Review by Woodrow Phoenix
The Artist’s Edition series presents pages of artwork produced for comics. They’ve been photographically scanned in colour at very high resolution and reproduced actual size, on heavyweight paper. This process produces the sensation of looking at original drawings exactly as created by the artists with all the pencil marks, corrections, different pens and inks, production notes, trimmed page edges and other artefacts visible. David Mazzucchelli’s previous collection featuring his work for Daredevil Born Again was released in 2012 and became the best-selling of all IDW’s AEs, receiving both an Eisner Award for Best Archival Project, and a Harvey Award. This second Mazzucchelli production is likely to break that record, given that Batman: Year One is one of the most widely lauded and influential titles published by DC in the last forty years, re-released in a variety of formats and continually rediscovered and referenced all over the DC universe.
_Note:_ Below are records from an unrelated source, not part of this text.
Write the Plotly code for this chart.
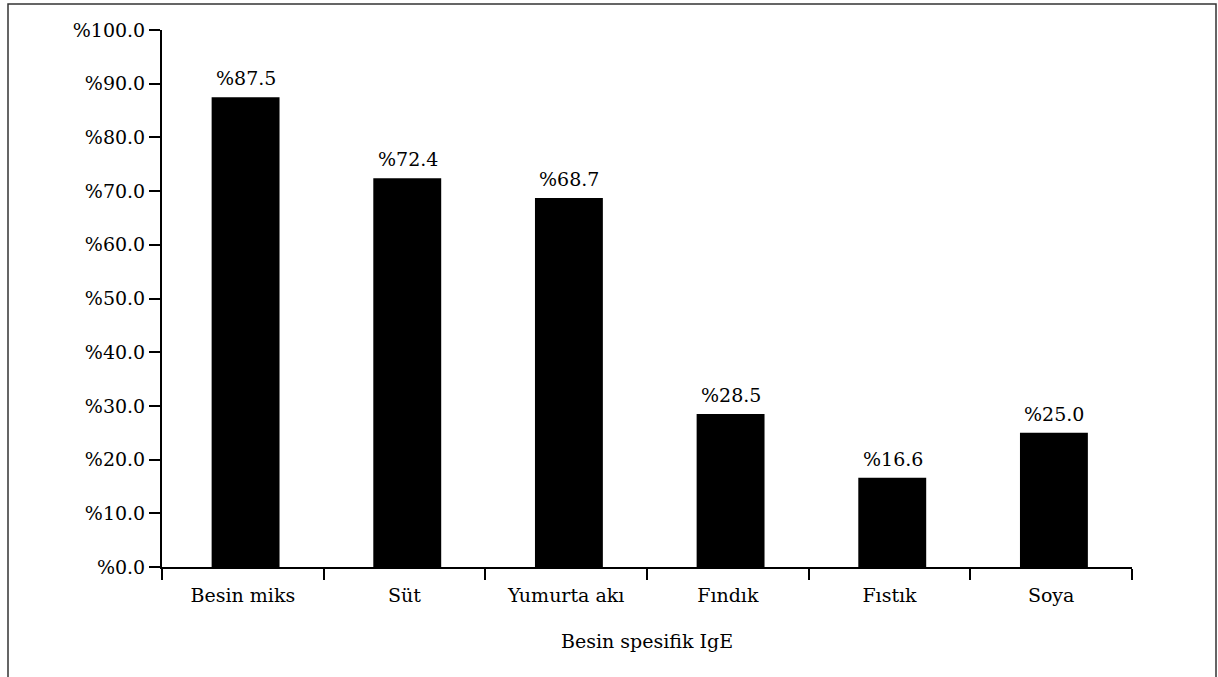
import plotly.graph_objects as go

categories = ["Besin miks", "Süt", "Yumurta akı", "Fındık", "Fıstık", "Soya"]
values = [87.5, 72.4, 68.7, 28.5, 16.6, 25.0]
y_ticks = [0, 10, 20, 30, 40, 50, 60, 70, 80, 90, 100]
y_ticktext = [f"%{v:.1f}" for v in y_ticks]
bar_labels = [f"%{v:.1f}" for v in values]
x_title = "Besin spesifik IgE"

FONT = "DejaVu Serif"
FS = 19
W, H = 1218, 677
L, R, T, B = 162, 86, 30, 110
pw, ph = W - L - R, H - T - B

fig = go.Figure(go.Bar(
    x=categories, y=values,
    marker=dict(color="black", line=dict(color="black", width=0)),
    width=0.42, offset=-0.193,
    cliponaxis=False,
))

for c, v, t in zip(categories, values, bar_labels):
    fig.add_annotation(
        x=c, y=v, text=t, showarrow=False,
        yanchor="bottom", yshift=6, xshift=3,
        font=dict(family=FONT, size=FS, color="black"),
    )

def px_x(p):
    return (p - L) / pw

def px_y(p):
    return (H - B - p) / ph

fig.update_layout(
    width=W, height=H,
    margin=dict(l=L, r=R, t=T, b=B),
    plot_bgcolor="white", paper_bgcolor="white",
    font=dict(family=FONT, size=FS, color="black"),
    showlegend=False,
    xaxis=dict(
        range=[-0.5, 5.5],
        showline=True, linecolor="black", linewidth=2,
        ticks="outside", ticklen=11, tickwidth=2, tickcolor="black",
        tickson="boundaries",
        ticklabelstandoff=10,
        showgrid=False, zeroline=False,
        tickfont=dict(family=FONT, size=FS, color="black"),
        title=dict(text=x_title, font=dict(family=FONT, size=FS, color="black"), standoff=30),
    ),
    yaxis=dict(
        range=[0, 100],
        tickvals=y_ticks, ticktext=y_ticktext,
        showline=True, linecolor="black", linewidth=2,
        ticks="outside", ticklen=11, tickwidth=2, tickcolor="black",
        showgrid=False, zeroline=False,
        tickfont=dict(family=FONT, size=FS, color="black"),
    ),
    shapes=[dict(
        type="rect", xref="paper", yref="paper",
        x0=px_x(8), x1=px_x(1216), y0=px_y(700), y1=px_y(4),
        line=dict(color="#333333", width=1.5), fillcolor="rgba(0,0,0,0)",
        layer="below",
    )],
)

fig.write_html(
    "out.html",
    config={"displayModeBar": False},
    post_script="document.body.style.margin='0';document.body.style.overflow='hidden';",
)
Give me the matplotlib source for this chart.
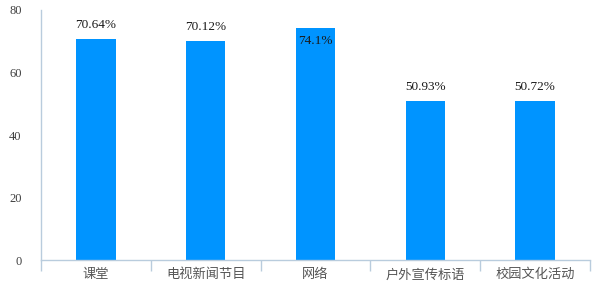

The first thing you’ll notice about David Mazzucchelli’s Batman Year One Artist’s Edition? It’s big. Bigger than the standard size for Artist’s Editions–generally around 304 by 434mm–and bigger than the really huge Chris Ware portfolio, Monograph–340 by 460 mm–and almost as big as the gigantic–380 by 558 mm–MAD Artist’s Edition . It measures a shelf-testing 355 by 533 mm and at 144 pages is heavy enough to make you think carefully about finding a solid surface to place it on before you open it. This expanse accommodates the range of paper sizes used to create artwork for this project, from the the roughs, test drawings, complete pencil layouts and notes for each chapter of the story; the covers for each individual issue, some inked and some painted; and the three sizes of board used for the comics pages. There are even two pieces of art–one cover for Batman: Year One 405 and one pin-up page featuring Commissioner Gordon for DC’s Who’s Who– which are accompanied by the tracing paper overlays for the solid colour holds forming part of the images.
The introduction by Mazzucchelli really helps how you look at this book and the wonderfully reproduced inks, paint and pencils, to appreciate what a radically smart approach he took to this material at a time when few people were thinking this way about working with the limitations of four-colour repro in superhero comics. “I hope you enjoy these ink drawings,” he writes in his last paragraph, “Line art like this can be very seductive as it purports to be the ‘true’ work of the artist. But without my art-partner these lines are just a skeleton … after perusing the production art reproduced in this volume I invite you to go back to your copies of Batman: Year One and experience it the way it was meant to be seen.”